D’une certaine façon, la loi de 2010 est une adaptation a minima de notre droit, dans la mesure où un juge français ne peut aujourd’hui poursuivre une personne soupçonnée de crime contre l’humanité, de crime de génocide ou de crime de guerre que si elle réside habituellement sur notre territoire, qu’il existe une double incrimination de l’infraction poursuivie, que la CPI a décliné sa propre compétence, la poursuite étant par ailleurs engagée sur la seule initiative du ministère public.

Il s’agit d’une adaptation a minima, certes, maisqu’explique le fait que la convention de Rome n’impose pas l’adoption par tous les États parties du principe de compétence universelle et que l’article 689-1 du code de procédure pénale prévoit déjà la compétence universelle des juridictions françaises pour réprimer les violations d’une dizaine de conventions internationales, dont la convention contre la torture de 1984.

Vous le savez, mes chers collègues, l’objet de cette proposition de loi était donc de faire sauter ces quatre verrous, afin d’instaurer une compétence universelle des juridictions françaises à partir du moment où un suspect serait présent sur notre territoire, qu’il soit ressortissant ou non d’un pays signataire de la convention de Rome.

La commission des lois a validé ce choix, sauf pour le dernier verrou - le monopole du parquet en matière d’exercice des poursuites -, qu’elle a maintenu, et avec raison.

Oui, la commission des lois a eu raison, car la compétence universelle sans le monopole des poursuites réservé au parquet, autrement dit la possibilité pour qui voudra de saisir la justice française de l’ensemble des crimes de guerre et des crimes contre l’humanité commis en ce bas monde, nous aurait exposés à des difficultés inextricables. Les pays qui s’y sont risqués en ont fait l’expérience.

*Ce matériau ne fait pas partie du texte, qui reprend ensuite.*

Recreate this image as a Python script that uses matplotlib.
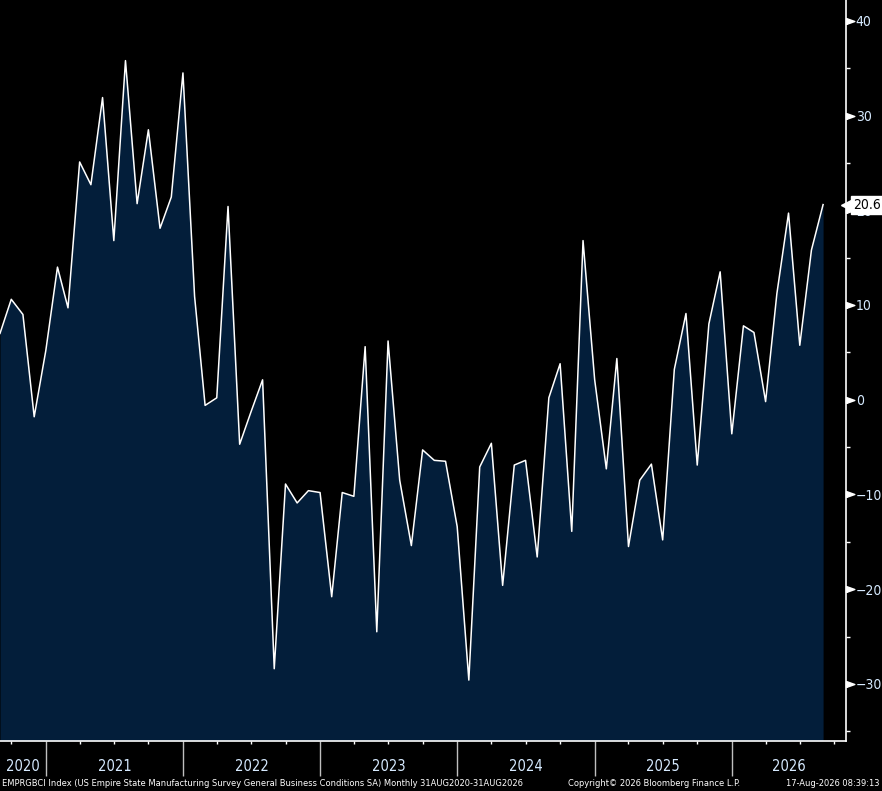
import matplotlib
matplotlib.use("Agg")
import matplotlib.pyplot as plt
import pandas as pd

# EMPRGBCI monthly values, Aug 2020 .. Aug 2026
months = pd.date_range("2020-08-31", "2026-08-31", freq="ME")
values = [
    7.0, 10.6, 9.0, -1.8, 5.2,
    14.0, 9.7, 25.1, 22.7, 31.9, 16.8, 35.8, 20.7, 28.5, 18.1, 21.4, 34.5,
    10.9, -0.6, 0.2, 20.4, -4.7, -1.3, 2.1, -28.4, -8.9, -10.9, -9.6, -9.8,
    -20.8, -9.8, -10.2, 5.6, -24.5, 6.2, -8.5, -15.4, -5.3, -6.4, -6.5, -13.4,
    -29.6, -7.1, -4.6, -19.6, -6.9, -6.4, -16.6, 0.2, 3.8, -13.9, 16.8, 2.1,
    -7.3, 4.35, -15.5, -8.5, -6.8, -14.8, 3.2, 9.1, -6.9, 8.0, 13.5, -3.6,
    7.8, 7.1, -0.2, 11.2, 19.7, 5.75, 15.8, 20.6,
]
years = ["2020", "2021", "2022", "2023", "2024", "2025", "2026"]
y_major = [-30, -20, -10, 0, 10, 20, 30, 40]
y_minor = [-35, -25, -15, -5, 5, 15, 25, 35]

footer_left = ("EMPRGBCI Index (US Empire State Manufacturing Survey General Business "
               "Conditions SA) Monthly 31AUG2020-31AUG2026")
footer_mid = "Copyright\u00a9 2026 Bloomberg Finance L.P."
footer_right = "17-Aug-2026 08:39:13"

navy = "#031e3a"
label_col = "#d6eaff"
ymin, ymax = -36.0, 42.2
x_start = pd.Timestamp("2020-08-31")
x_end = pd.Timestamp("2026-10-31")

fig = plt.figure(figsize=(8.82, 7.91), dpi=100, facecolor="black")
ax = fig.add_axes([0, 1 - 740.7 / 791, 846 / 882, 740.7 / 791])
ax.set_facecolor("black")

ax.fill_between(months, values, ymin, color=navy, lw=0)
ax.plot(months, values, color="white", lw=1.1)

ax.set_xlim(x_start, x_end)
ax.set_ylim(ymin, ymax)

for s in ["left", "top"]:
    ax.spines[s].set_visible(False)
for s in ["right", "bottom"]:
    ax.spines[s].set_color("white")
    ax.spines[s].set_linewidth(1.2)

# y axis on the right
ax.yaxis.tick_right()
ax.set_yticks(y_major)
ax.set_yticks(y_minor, minor=True)
ax.set_yticklabels([f"{v:d}".replace("-", "\u2212") for v in y_major])
ax.tick_params(axis="y", which="major", length=0, pad=7, labelsize=10,
               labelcolor=label_col)
ax.tick_params(axis="y", which="minor", length=3, width=1, color="white",
               direction="out")
for lab in ax.get_yticklabels():
    lab.set_fontstretch("condensed")
tri = [(0, -0.5), (0, 0.5), (1.4, 0), (0, -0.5)]
ax.plot([1] * len(y_major), y_major, transform=ax.get_yaxis_transform(),
        ls="none", marker=tri, ms=12, color="white", clip_on=False)

# x axis: year separators and quarterly ticks
seps = [pd.Timestamp(f"{y}-12-31") for y in years[:-1]]
quarters = [d for d in pd.date_range(x_start, x_end, freq="QE") if d.month != 12]
ax.set_xticks(seps)
ax.set_xticks(quarters, minor=True)
ax.set_xticklabels([])
ax.tick_params(axis="x", which="major", length=25, width=1, color="#bfbfbf",
               direction="out")
ax.tick_params(axis="x", which="minor", length=2.5, width=1, color="white",
               direction="out")

edges = [x_start] + seps + [x_end]
for i, yr in enumerate(years):
    mid = edges[i] + (edges[i + 1] - edges[i]) / 2
    ax.text(mid, -0.035, yr, transform=ax.get_xaxis_transform(), ha="center",
            va="center", fontsize=10.5, color=label_col, fontstretch="condensed")

# last value tag
last = values[-1]
ax.plot([1], [last], transform=ax.get_yaxis_transform(), ls="none",
        marker="<", ms=7, color="white", clip_on=False, zorder=5)
ax.annotate(f"{last:.1f}", xy=(1, last), xycoords=ax.get_yaxis_transform(),
            xytext=(5, 0), textcoords="offset points", ha="left", va="center",
            fontsize=10, color="black", zorder=6, fontstretch="condensed",
            bbox=dict(boxstyle="square,pad=0.15", fc="white", ec="white"))

fy = 1 - 784 / 791
for x, txt, ha in [(2, footer_left, "left"), (568, footer_mid, "left"),
                   (880, footer_right, "right")]:
    fig.text(x / 882, fy, txt, fontsize=6.7, color="white", ha=ha,
             va="center", fontstretch="condensed")

fig.savefig("out.png", dpi=100, facecolor="black")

Ainsi, comme l’a souligné M. le rapporteur, la Belgique avait adopté en 1993 le principe d’une compétence universelle de ses tribunaux, y compris pour juger les chefs d’État étrangers, en violation d’ailleurs de la coutume internationale. Les tribunaux belges se sont ainsi retrouvés à juger un grand nombre de plaintes du chef de crimes commis en divers points du monde, au Rwanda, au Tchad, au Chili ou encore en Irak, avant d’être, à son tour, condamnée par la Cour européenne des droits de l’homme pour avoir poursuivi un ministre congolais couvert par son immunité politique ! Le champ de la loi a donc été restreint en 2003, après qu’eurent été déposées des plaintes contre Ariel Sharon ou George Bush. Vous n’aurez pas la faiblesse de penser, mes chers collègues, qu’il s’agissait d’une pure coïncidence…

On touche là à l’une des limites majeures de l’action de la CPI et de sa couronne de tribunaux nationaux : ils ne jugent que les vaincus, seulement ceux qui n’exercent plus le pouvoir. Sauf volonté expresse des pays, ils ne jugent pas les ressortissants des pays qui, comme les États-Unis, la Chine, Israël ou l’Inde, n’ont pas ratifié la convention de Rome et dont on sait par ailleurs le profond attachement aux droits de l’homme, surtout chez les autres !

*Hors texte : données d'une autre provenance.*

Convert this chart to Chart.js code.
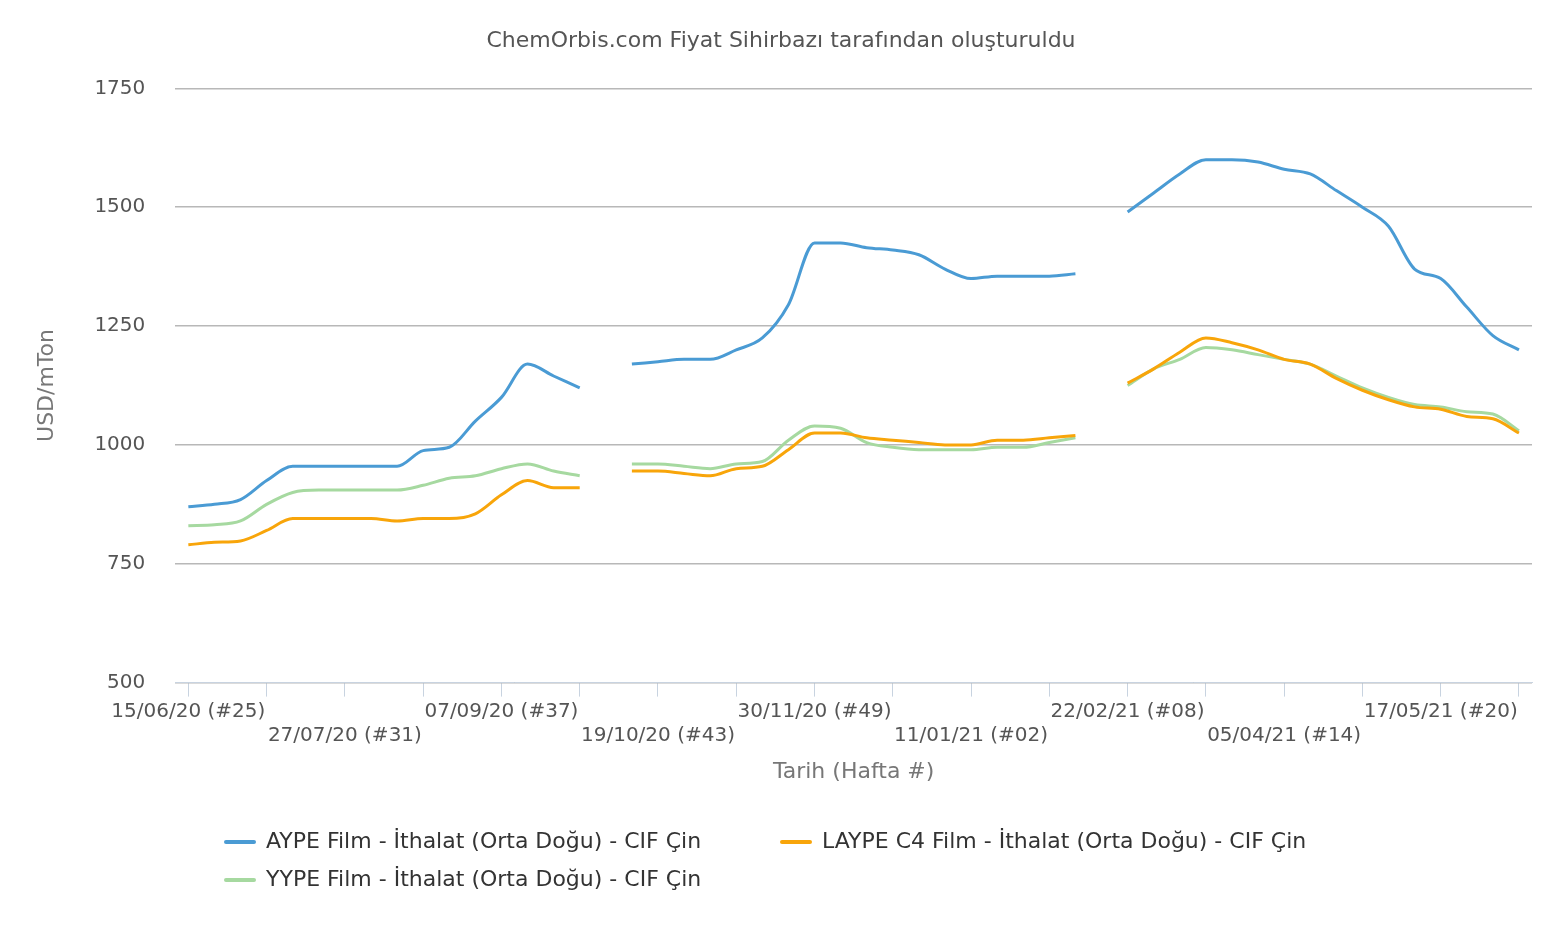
<!DOCTYPE html>
<html><head><meta charset="utf-8">
<script src="https://cdn.jsdelivr.net/npm/chart.js@4"></script>
<style>body{margin:0;background:#fff}#w{width:1552px;height:930px;position:relative}
#lg{position:absolute;left:224px;top:828px;font:22px 'DejaVu Sans';color:#333}
#lg div{position:absolute;white-space:nowrap}
#lg span{display:inline-block;width:32px;height:4px;vertical-align:middle;margin-right:10px;border-radius:2px}
</style>
</head><body><div id="w"><canvas id="c"></canvas><div id="lg"></div></div>
<script>
// weekly points starting 15/06/20 (#25), null = no quote
let tickLabels = ['15/06/20 (#25)','27/07/20 (#31)','07/09/20 (#37)','19/10/20 (#43)','30/11/20 (#49)','11/01/21 (#02)','22/02/21 (#08)','05/04/21 (#14)','17/05/21 (#20)']
let aype = [870,875,885,925,955,955,955,955,955,988,995,1050,1100,1170,1145,1120,null,
  1170,1175,1180,1180,1200,1225,1295,1425,1425,1415,1410,1400,1370,1350,1355,1355,1355,1360,null,
  1490,1530,1570,1600,1600,1595,1580,1570,1535,1500,1460,1370,1350,1290,1230,1200]
let yype = [830,832,840,875,900,905,905,905,905,915,930,935,950,960,945,935,null,
  960,960,955,950,960,965,1010,1040,1035,1005,995,990,990,990,995,995,1005,1015,null,
  1125,1160,1180,1205,1200,1190,1180,1170,1145,1120,1100,1085,1080,1070,1065,1030]
let laype = [790,795,798,820,845,845,845,845,840,845,845,855,895,925,910,910,null,
  945,945,940,935,950,955,990,1025,1025,1015,1010,1005,1000,1000,1010,1010,1015,1020,null,
  1130,1160,1195,1225,1215,1200,1180,1170,1140,1115,1095,1080,1075,1060,1055,1025]

let pts = arr => arr.map((v,i)=>({x:i,y:v}))
let ds = (label,arr,color)=>({label:label,data:pts(arr),borderColor:color,backgroundColor:color,
  borderWidth:3,pointRadius:0,cubicInterpolationMode:'monotone',spanGaps:false})

let chart = new Chart(document.getElementById('c'),{
  type:'line',
  data:{datasets:[
    ds('AYPE Film - İthalat (Orta Doğu) - CIF Çin',aype,'#4a9bd4'),
    ds('LAYPE C4 Film - İthalat (Orta Doğu) - CIF Çin',laype,'#f8a50a'),
    ds('YYPE Film - İthalat (Orta Doğu) - CIF Çin',yype,'#a6d9a0')
  ]},
  options:{
    responsive:true,maintainAspectRatio:false,animation:false,
    layout:{padding:{top:10,right:20,left:30,bottom:145}},
    plugins:{
      title:{display:true,text:'ChemOrbis.com Fiyat Sihirbazı tarafından oluşturuldu',color:'#555',
        font:{family:'DejaVu Sans',size:22,weight:'normal'},padding:{top:18,bottom:34}},
      legend:{display:false},
      tooltip:{enabled:false}
    },
    scales:{
      x:{type:'linear',min:-0.5,max:51.5,
        grid:{drawOnChartArea:false,drawTicks:true,tickLength:14,color:'#c8d3e0'},
        border:{color:'#c8d3e0'},
        afterBuildTicks:a=>{a.ticks=[];for(let i=0;i<=51;i+=3)a.ticks.push({value:i})},
        ticks:{autoSkip:false,maxRotation:0,color:'#555',font:{family:'DejaVu Sans',size:20},
          callback:v=>{let j=v/3;if(j%2)return '';let l=tickLabels[j/2];return j%4==0?[l,'']:['',l]}},
        title:{display:true,text:'Tarih (Hafta #)',color:'#777',font:{family:'DejaVu Sans',size:22},padding:{top:8,bottom:0}}
      },
      y:{min:500,max:1750,
        grid:{color:'#b8b8b8',lineWidth:1.5,drawTicks:false},border:{display:false},
        afterBuildTicks:a=>{a.ticks=[500,750,1000,1250,1500,1750].map(v=>({value:v}))},
        ticks:{color:'#555',padding:30,font:{family:'DejaVu Sans',size:20},callback:v=>String(v)},
        title:{display:true,text:'USD/mTon',color:'#777',font:{family:'DejaVu Sans',size:22}}
      }
    }
  }
})

// legend laid out in two rows like the original
let lg = document.getElementById('lg')
let pos = [[0,0],[556,0],[0,38]]
chart.data.datasets.forEach((d,i)=>{
  let e = document.createElement('div')
  e.style.left = pos[i][0]+'px'; e.style.top = pos[i][1]+'px'
  e.innerHTML = '<span style="background:'+d.borderColor+'"></span>'+d.label
  lg.appendChild(e)
})
</script></body></html>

Est-ce un hasard si, dix ans après sa mise en place, la CPI n’a rendu que deux jugements se rapportant tous deux à l’Afrique ? Est-ce un hasard si toutes les affaires traitées ne concernent que l’Afrique ?

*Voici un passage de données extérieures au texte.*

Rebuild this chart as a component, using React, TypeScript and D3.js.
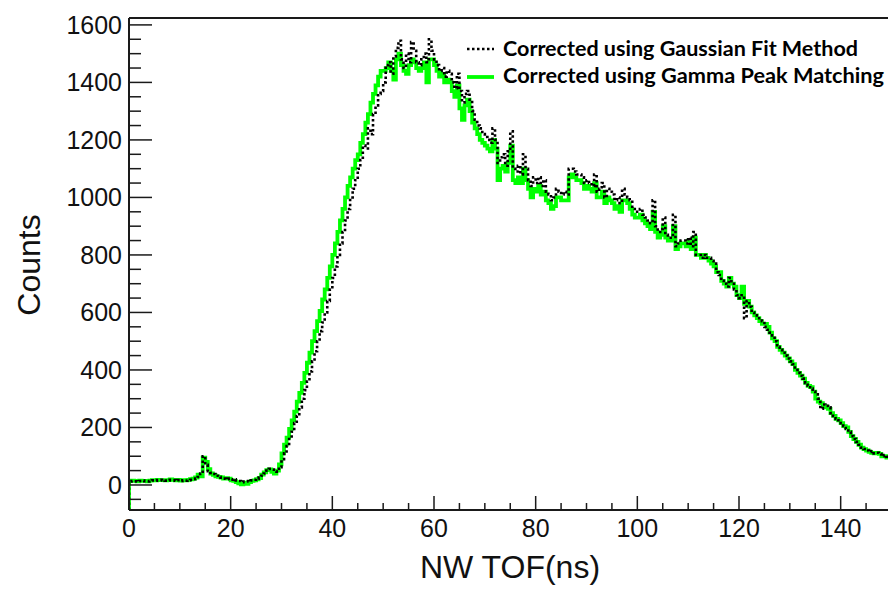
import React from "react";
import * as d3 from "d3";

// Histogram binning (ns)
const BIN_START = 0;
const BIN_WIDTH = 0.5;

// Corrected using Gaussian Fit Method (0.5 ns bins, 0–150 ns)
const gaussianFit: number[] = [
  12,14,13,12,14,15,13,12,14,16,15,17,18,16,15,16,18,17,15,17,
  14,16,15,17,18,20,22,28,40,100,70,48,42,38,32,28,25,22,20,22,
  18,20,16,14,10,12,14,12,16,18,22,26,32,40,50,56,54,48,46,62,
  90,110,135,160,185,215,240,270,300,330,360,395,430,465,500,535,565,600,640,680,
  720,760,800,840,880,920,960,1000,1030,1060,1100,1130,1180,1170,1240,1220,1290,1320,1360,1370,
  1400,1460,1470,1430,1490,1520,1545,1480,1450,1500,1470,1540,1510,1470,1460,1480,1500,1470,1550,1510,
  1480,1460,1440,1450,1420,1440,1430,1400,1380,1430,1370,1330,1360,1370,1340,1300,1270,1250,1240,1220,
  1210,1200,1190,1240,1200,1120,1140,1150,1110,1160,1230,1100,1090,1110,1080,1150,1100,1060,1040,1070,
  1050,1070,1040,1060,1020,1010,990,1000,1030,1020,1010,1020,1010,1100,1100,1090,1080,1080,1070,1050,
  1060,1050,1040,1080,1020,1030,1050,1000,1030,1020,1010,990,1000,980,1030,1010,1000,990,960,950,
  950,960,940,930,920,910,990,900,880,890,930,870,860,860,940,830,840,850,850,840,
  860,830,880,800,800,790,800,790,790,780,770,740,730,710,700,690,720,700,680,660,
  650,660,580,640,620,600,590,580,580,570,550,540,530,520,500,480,470,460,450,440,
  430,420,400,390,380,370,355,345,335,325,315,300,265,280,275,270,250,240,230,225,
  215,205,195,185,170,160,150,140,130,125,120,115,118,110,112,108,100,104,98,95,
];

// Corrected using Gamma Peak Matching (0.5 ns bins, 0–150 ns)
const gammaPeak: number[] = [
  14,15,14,13,15,14,14,13,15,17,16,18,17,17,16,17,19,18,16,18,
  15,17,16,18,20,22,26,36,30,95,80,55,40,35,30,28,26,22,24,22,
  16,14,10,6,2,8,4,10,14,16,20,24,36,44,52,54,46,40,50,72,
  110,140,165,195,225,255,290,320,355,390,425,460,500,535,570,605,645,680,720,760,
  800,840,880,920,960,1000,1040,1070,1100,1130,1150,1190,1220,1260,1290,1330,1360,1390,1420,1440,
  1440,1450,1470,1440,1410,1480,1500,1460,1440,1430,1460,1480,1470,1450,1440,1450,1470,1400,1480,1480,
  1460,1440,1420,1430,1400,1410,1400,1370,1350,1390,1310,1270,1320,1340,1300,1260,1240,1220,1200,1190,
  1180,1170,1160,1200,1170,1060,1100,1110,1090,1120,1180,1060,1050,1070,1050,1100,1060,1030,1000,1030,
  1020,1040,1010,1020,990,980,960,970,1000,1000,990,990,990,1070,1080,1070,1060,1060,1050,1030,
  1040,1030,1020,1050,1000,1000,1020,980,1000,990,980,960,970,950,990,990,980,960,940,930,
  930,940,920,910,900,890,950,880,860,870,900,860,850,850,900,820,830,840,840,830,
  850,820,860,800,800,790,800,790,780,770,760,740,740,710,700,690,720,700,690,660,
  650,690,630,640,620,600,590,580,570,560,560,550,530,510,500,480,470,460,450,440,
  430,420,400,390,380,370,355,345,340,325,300,290,285,275,270,265,250,240,230,225,
  215,205,200,185,170,160,150,140,130,125,120,115,112,110,112,108,100,100,95,95,
];

const xMajorTicks = [0, 20, 40, 60, 80, 100, 120, 140];
const yMajorTicks = [0, 200, 400, 600, 800, 1000, 1200, 1400, 1600];
const legendLabels = [
  "Corrected using Gaussian Fit Method",
  "Corrected using Gamma Peak Matching",
];

const W = 888;
const H = 589;
const X_DOMAIN: [number, number] = [0, 150];
const Y_DOMAIN: [number, number] = [-87, 1624];
const L = 129, R = 891.5, T = 18, B = 510;

export default function App() {
  const x = d3.scaleLinear().domain(X_DOMAIN).range([L, R]);
  const y = d3.scaleLinear().domain(Y_DOMAIN).range([B, T]);

  const histPath = (vals: number[]) => {
    const pts: [number, number][] = [[BIN_START, Y_DOMAIN[0]]];
    vals.forEach((v, i) => pts.push([BIN_START + i * BIN_WIDTH, v]));
    pts.push([BIN_START + vals.length * BIN_WIDTH, vals[vals.length - 1]]);
    return d3
      .line<[number, number]>()
      .x((d) => x(d[0]))
      .y((d) => y(d[1]))
      .curve(d3.curveStepAfter)(pts) as string;
  };

  const yMinor = d3.range(-50, 1601, 50).filter((v) => v % 200 !== 0);
  const xMinor = d3.range(5, 150, 5).filter((v) => v % 20 !== 0);

  const axisColor = "#1a1a1a";
  const tickFont = "'Liberation Sans', Arial, Helvetica, sans-serif";

  return (
    <svg
      width={W}
      height={H}
      style={{ position: "absolute", left: 0, top: 0, display: "block", background: "#fff" }}
    >
      <defs>
        <clipPath id="plotClip">
          <rect x={L} y={T} width={R - L} height={B - T} />
        </clipPath>
      </defs>
      <rect x={0} y={0} width={W} height={H} fill="#fff" />

      {/* histograms */}
      <g clipPath="url(#plotClip)">
        <path d={histPath(gammaPeak)} fill="none" stroke="#00ff00" strokeWidth={3.8} />
        <path
          d={histPath(gaussianFit)}
          fill="none"
          stroke="#000"
          strokeWidth={2.6}
          strokeDasharray="2.5 2.5"
        />
      </g>

      {/* frame */}
      <line x1={L} x2={R} y1={T} y2={T} stroke={axisColor} strokeWidth={2} />
      <line x1={L} x2={L} y1={T} y2={B} stroke={axisColor} strokeWidth={2} />
      <line x1={L} x2={R} y1={B} y2={B} stroke={axisColor} strokeWidth={2} />

      {/* y ticks */}
      {yMajorTicks.map((v) => (
        <g key={"ym" + v}>
          <line x1={L} x2={L + 23} y1={y(v)} y2={y(v)} stroke={axisColor} strokeWidth={1.5} />
          <text
            x={L - 7}
            y={y(v)}
            dy="0.36em"
            textAnchor="end"
            fontFamily={tickFont}
            fontSize={25}
            fill="#111"
          >
            {v}
          </text>
        </g>
      ))}
      {yMinor.map((v) => (
        <line key={"yn" + v} x1={L} x2={L + 12} y1={y(v)} y2={y(v)} stroke={axisColor} strokeWidth={1.5} />
      ))}

      {/* x ticks */}
      {xMajorTicks.map((v) => (
        <g key={"xm" + v}>
          <line x1={x(v)} x2={x(v)} y1={B} y2={B - 14} stroke={axisColor} strokeWidth={1.5} />
          <text
            x={x(v)}
            y={537}
            textAnchor="middle"
            fontFamily={tickFont}
            fontSize={25}
            fill="#111"
          >
            {v}
          </text>
        </g>
      ))}
      {xMinor.map((v) => (
        <line key={"xn" + v} x1={x(v)} x2={x(v)} y1={B} y2={B - 7} stroke={axisColor} strokeWidth={1.5} />
      ))}

      {/* axis titles */}
      <text
        x={510}
        y={578}
        textAnchor="middle"
        fontFamily={tickFont}
        fontSize={32}
        fill="#111"
      >
        NW TOF(ns)
      </text>
      <text
        transform={`translate(40,265) rotate(-90)`}
        textAnchor="middle"
        fontFamily={tickFont}
        fontSize={32}
        fill="#111"
      >
        Counts
      </text>

      {/* legend */}
      <line x1={467} x2={494} y1={49} y2={49} stroke="#000" strokeWidth={2.6} strokeDasharray="2.5 2.5" />
      <text
        x={503}
        y={56}
        fontFamily="Lato, 'Open Sans', sans-serif"
        fontWeight={700}
        fontSize={21}
        textLength={355}
        lengthAdjust="spacingAndGlyphs"
        fill="#000"
      >
        {legendLabels[0]}
      </text>
      <line x1={467} x2={494} y1={77} y2={77} stroke="#00ff00" strokeWidth={3.8} />
      <text
        x={503}
        y={83}
        fontFamily="Lato, 'Open Sans', sans-serif"
        fontWeight={700}
        fontSize={21}
        textLength={381}
        lengthAdjust="spacingAndGlyphs"
        fill="#000"
      >
        {legendLabels[1]}
      </text>
    </svg>
  );
}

La loi espagnole sur la compétence universelle, dont le champ était le plus étendu - jusqu’à ce que la gauche le modifie, en 2009 - dans la mesure où elle ne subordonnait pas les poursuites à une condition de résidence, a amené les juges à connaître de multiples affaires mettant en cause d’anciens officiers argentins tortionnaires sous la dictature, des généraux guatémaltèques accusés de tortures, des militaires rwandais impliqués dans le génocide, des militants islamistes d’Al-Qaïda et même des responsables chinois accusés de génocide contre le peuple tibétain.

Quant à la loi fédérale canadienne du 23 octobre 2000, elle a permis la condamnation, en 2009 et en 2012, de deux ressortissants rwandais pour crimes de génocide.

Le risque d’instrumentalisation des poursuites à des fins médiatico-politiques est bien réel, qu’il procède d’oppositions ou des États eux-mêmes : la poursuite du crime de génocide, les demandes de réparations et de repentance, l’investissement dans l’humanitaire au travers des organisations dont certaines n’ont de « non gouvernementales » que le nom, sont devenus, comme la guerre, une manière de poursuivre la politique par d’autres moyens. La conscience y tient certes une place, mais variable selon que celui qui doit être jugé est puissant ou misérable.

Comme disait Blaise Pascal, « ne pouvant faire que ce qui est juste fût fort, on a fait que ce qui est fort fût juste ». Blaise Pascal n’a pas beaucoup vieilli…

La commission des lois a donc adopté une position de sagesse. C’est pourquoi le groupe du RDSE lui apportera son soutien.